I wish you would not interpret it that way.  I am giving the ORIGINATOR the
ability to INDICATE his desire and the VALUE of his packets.  The decision
to transmit on RF is entirely the RGATE operator's.  And by having the
ORIGINATOR identify only those packets of value to be RF gated and their
weighted rate value, this enhances the ability of the RGATE operator to
manage his local RF network.

> And, as has been repeatedly stated by myself and others, 
> that is not acceptable when you are telling a ham that 
> he is relinquishing control of his RF station.

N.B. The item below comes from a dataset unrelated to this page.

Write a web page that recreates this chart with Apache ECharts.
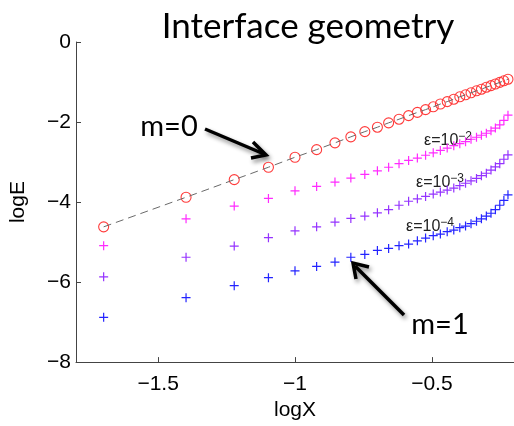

I think you are misrepresenting this.  The local RGATE operator has complete
control.  He alone decides what packets and what level of load he passes to
RF.  Same as now, but better.  The ORIGINATOR helps him by specifically
identifying only those packets with RF potential and their rate weighted
value.

> As before, I recommend dropping this concept that an 
> Internet client (most are "unattended" even on smartphones 
> that just sit in their holder) can mandate packets being 
> transmitted on amateur radio frequencies by someone else's 

If they are not moving, then their RATE decays to once every 30 minutes.
Not much of a load on any local network.  And it is not a mandate. The local
RGATE operator chooses to allow it or not, and to what rate and what load
and in what area and to what limits.